O’Keeffe continued this exploration throughout her long life. In New Mexico, where she’d visited beginning in 1929 and where she settled permanently in 1949, she found ample form and meaning in the sharp landscapes, chunky adobe buildings and bleached animal bones.
Most people will probably go to this exhibition for the O’Keeffes, as did I. However, I was nervous that I’d encounter a bait-and-switch. Sometimes exhibitions will headline a famous name when, in fact, that artist is represented only by a few works of lesser quality. That’s not the case here. O’Keeffe fans should be thrilled by the presence of 22 works, and satisfied by the inclusion of such iconic subjects as florals and skulls.
I was particularly impressed with the variety of O’Keeffes — from the bold abstraction titled “Black, White and Blue” to the charmingly realistic “Turkey Feathers in Indian Pot.” Even her most familiar motifs are filtered through the light of still-life questions. Can the side of a building with a dark void of a door be considered a still-life? How about a flower floating across a desert landscape?
These questions make us think about what she selected from her everyday life and how she arranged it. It is an exhibition about representing the objects of a specific place within the space of a canvas.
While O’Keeffe featured buildings and the bones of animals she encountered on her endless walks, other artists in the exhibition chose more traditional still-life fare: violins, bowls, bouquets. Wonderful paintings by Jozef Bakos also function as self-portraits as he reveals, for example, an intimate view of his kitchen table.
Other artists focus more directly on the area’s cultural heritage. You’ll encounter Kachina dolls, Southwest textiles, ceramics and crucifixes. An unusual Marsden Hartley painting from 1918-19 features a grouping of colorful saint figurines. Describing himself as “an American discovering America,” Hartley spent a year and a half in Taos, one of many East Coast artists lured by the vast vistas and open skies.
Hartley was part of the New York circle that included O’Keeffe and the photographer Alfred Stieglitz, whom O’Keeffe married in 1924. (Stieglitz, by the way, created his own “equivalents,” the title he gave a series of cloud photographs, but was less enamored of New Mexico than his wife.)
A steady trickle of modern artists and collectors traveled to New Mexico, which offered Americans a way to both expand and break with European traditions and trends.
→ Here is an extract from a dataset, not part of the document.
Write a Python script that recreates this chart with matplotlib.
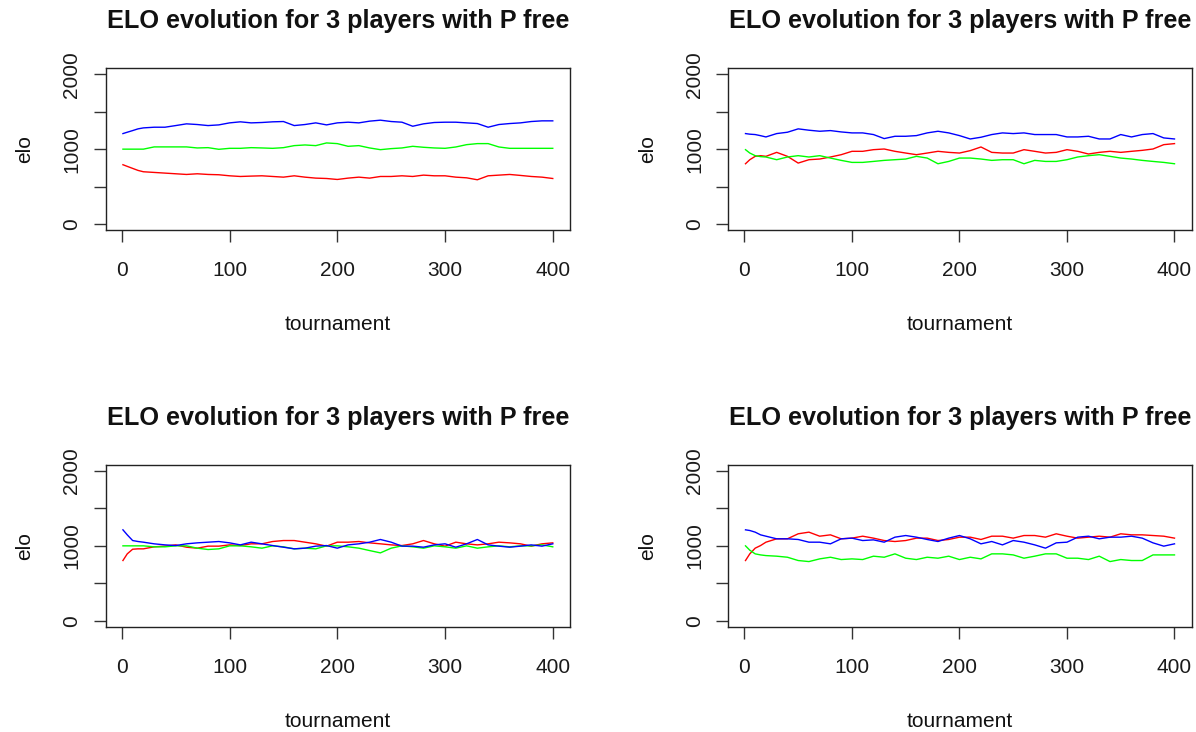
import matplotlib
matplotlib.use("Agg")
import matplotlib.pyplot as plt

# tournament sample points
tournament = [1, 5, 10, 15, 20, 30, 40, 50, 60, 70, 80, 90, 100, 110, 120, 130, 140, 150,
              160, 170, 180, 190, 200, 210, 220, 230, 240, 250, 260, 270, 280, 290, 300,
              310, 320, 330, 340, 350, 360, 370, 380, 390, 400]

# Panel 1 (top-left)
p1_red = [792, 770, 743, 716, 698, 689, 680, 671, 662, 671, 662, 658, 644, 635, 640, 644, 635, 626,
          644, 626, 613, 608, 595, 613, 626, 613, 635, 635, 644, 635, 653, 644, 644,
          626, 617, 591, 644, 653, 662, 649, 635, 626, 608]
p1_green = [1000, 1000, 1000, 1000, 1000, 1030, 1030, 1030, 1030, 1016, 1020, 998, 1011, 1011, 1020, 1016, 1011, 1020,
            1047, 1056, 1047, 1083, 1074, 1038, 1047, 1016, 993, 1007, 1016, 1038, 1025, 1016, 1011,
            1029, 1060, 1074, 1074, 1029, 1011, 1011, 1011, 1011, 1011]
p1_blue = [1208, 1226, 1248, 1271, 1284, 1293, 1293, 1315, 1338, 1329, 1315, 1324, 1351, 1365, 1351, 1356, 1365, 1369,
           1315, 1329, 1351, 1324, 1351, 1360, 1351, 1374, 1387, 1369, 1360, 1306, 1338, 1356, 1360,
           1360, 1351, 1342, 1293, 1329, 1342, 1351, 1369, 1378, 1378]

# Panel 2 (top-right)
p2_red = [805, 859, 904, 913, 904, 957, 904, 814, 859, 868, 895, 926, 971, 971, 993, 1002, 971, 948,
          926, 948, 971, 957, 948, 980, 1029, 957, 948, 948, 993, 971, 948, 957, 993,
          971, 935, 957, 971, 957, 971, 984, 1002, 1060, 1074]
p2_green = [993, 948, 913, 900, 895, 859, 895, 913, 895, 913, 881, 850, 823, 823, 836, 850, 859, 868,
            904, 881, 805, 836, 881, 881, 868, 850, 859, 859, 805, 850, 836, 836, 859,
            895, 913, 926, 904, 881, 868, 850, 836, 823, 805]
p2_blue = [1208, 1200, 1195, 1180, 1163, 1208, 1226, 1271, 1253, 1239, 1248, 1230, 1217, 1217, 1195, 1141, 1172, 1172,
           1181, 1217, 1239, 1217, 1181, 1136, 1159, 1195, 1217, 1208, 1217, 1195, 1195, 1195, 1163,
           1163, 1172, 1136, 1136, 1195, 1163, 1195, 1208, 1150, 1136]

# Panel 3 (bottom-left)
p3_red = [804, 893, 955, 960, 960, 987, 996, 1013, 982, 969, 996, 996, 1013, 1004, 1027, 1027, 1058, 1071,
          1071, 1049, 1027, 996, 1049, 1049, 1058, 1040, 1027, 1013, 1004, 1027, 1071, 1027, 996,
          1049, 1027, 1013, 1027, 1049, 1040, 1027, 996, 1027, 1040]
p3_green = [1000, 1000, 1000, 1000, 1000, 987, 987, 1000, 1000, 969, 951, 960, 1000, 1000, 987, 969, 1000, 987,
            960, 969, 960, 1000, 1000, 987, 969, 937, 906, 969, 1000, 987, 969, 1000, 987,
            969, 1000, 969, 987, 1000, 987, 1000, 1000, 1013, 987]
p3_blue = [1214, 1147, 1071, 1058, 1049, 1027, 1013, 1004, 1027, 1040, 1049, 1058, 1040, 1013, 1049, 1027, 1004, 982,
           960, 969, 996, 1004, 969, 1013, 1027, 1049, 1085, 1049, 996, 996, 982, 1013, 1027,
           982, 1027, 1085, 1013, 996, 982, 996, 1013, 996, 1027]

# Panel 4 (bottom-right)
p4_red = [804, 893, 969, 1004, 1049, 1094, 1094, 1161, 1183, 1129, 1147, 1094, 1103, 1129, 1103, 1071, 1058, 1071,
          1103, 1103, 1071, 1085, 1116, 1116, 1085, 1129, 1129, 1103, 1138, 1138, 1116, 1161, 1129,
          1103, 1116, 1129, 1116, 1161, 1147, 1147, 1138, 1129, 1103]
p4_green = [1000, 942, 893, 879, 870, 862, 848, 804, 790, 826, 848, 817, 826, 817, 862, 848, 893, 835,
            817, 848, 835, 862, 817, 848, 826, 893, 893, 879, 835, 862, 893, 893, 835,
            835, 817, 862, 790, 817, 804, 804, 879, 879, 879]
p4_blue = [1214, 1205, 1183, 1147, 1129, 1094, 1094, 1085, 1049, 1049, 1027, 1094, 1103, 1071, 1080, 1049, 1116, 1138,
           1116, 1085, 1058, 1103, 1138, 1094, 1027, 1058, 1013, 1071, 1049, 1013, 969, 1040, 1049,
           1116, 1129, 1094, 1116, 1116, 1129, 1103, 1040, 996, 1027]

panels = [(p1_red, p1_green, p1_blue), (p2_red, p2_green, p2_blue),
          (p3_red, p3_green, p3_blue), (p4_red, p4_green, p4_blue)]

title = "ELO evolution for 3 players with P free"
xticks = [0, 100, 200, 300, 400]
yticks = [0, 500, 1000, 1500, 2000]
ytick_labels = ["0", "", "1000", "", "2000"]

plt.rcParams['font.family'] = ['Liberation Sans', 'DejaVu Sans']

W, H = 1196, 732
fig = plt.figure(figsize=(W / 100, H / 100), dpi=100)

# axes boxes in pixels: (left, right, top, bottom)
boxes = [(105.7, 570.0, 68.3, 230.0), (728.3, 1191.7, 68.3, 230.0),
         (105.7, 570.0, 465.0, 626.7), (728.3, 1191.7, 465.0, 626.7)]

for (l, r, t, b), (red, green, blue) in zip(boxes, panels):
    ax = fig.add_axes([l / W, 1 - b / H, (r - l) / W, (b - t) / H])
    ax.plot(tournament, red, color="#FF0000", lw=1.0)
    ax.plot(tournament, green, color="#00FF00", lw=1.0)
    ax.plot(tournament, blue, color="#0000FF", lw=1.0)
    ax.set_xlim(-15, 416)
    ax.set_ylim(-80, 2080)
    ax.set_xticks(xticks)
    ax.set_yticks(yticks)
    ax.set_yticklabels(ytick_labels, rotation=90, va="center")
    ax.tick_params(direction="out", length=8.5, width=1.0, color="#333333",
                   labelsize=15, labelcolor="#1a1a1a")
    ax.tick_params(axis="x", pad=14)
    ax.tick_params(axis="y", pad=9)
    for s in ax.spines.values():
        s.set_linewidth(1.0)
        s.set_color("#222222")
    ax.set_title(title, fontsize=18.2, fontweight="bold", pad=29, color="#111111")
    ax.set_xlabel("tournament", fontsize=15, labelpad=25, color="#111111")
    ax.set_ylabel("elo", fontsize=15, labelpad=20, color="#111111")

fig.savefig("out.png", dpi=100)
Stuart Davis, who helped introduce cubism to the United States, pins his interest in flat, stylized representation to the region in his 1923 work titled “Still Life with Map, New Mexico.”
Victor Higgins — my new favorite old artist — wasn’t a Modernist, but he, too, was inspired by the local culture and powerful scenery of New Mexico to create what he felt was uniquely American art. His 1928 oil painting “Petunias” is simple, vivid, charming and moody.
Higgins was an early member of the Taos Society of Artists, one of several art collectives that blossomed during this time. Other key figures who helped shape the New Mexican art centers, including Gustave Baumann, Catherine Critcher and Eliseo Rodriguez, are aptly represented in this show.
A still life can be a simple apparatus: a collection of forms and colors to explore. But it can also correlate the objective world with subjective states of being.
O’Keeffe’s search for equivalence was driven by this elusive balancing act. She once said, “It takes courage to be a painter. I always felt I walked on the edge of a knife.” The best of her still-lifes exude this precision; they are abstract and naturalistic, transcendent but present, of this world and of her own.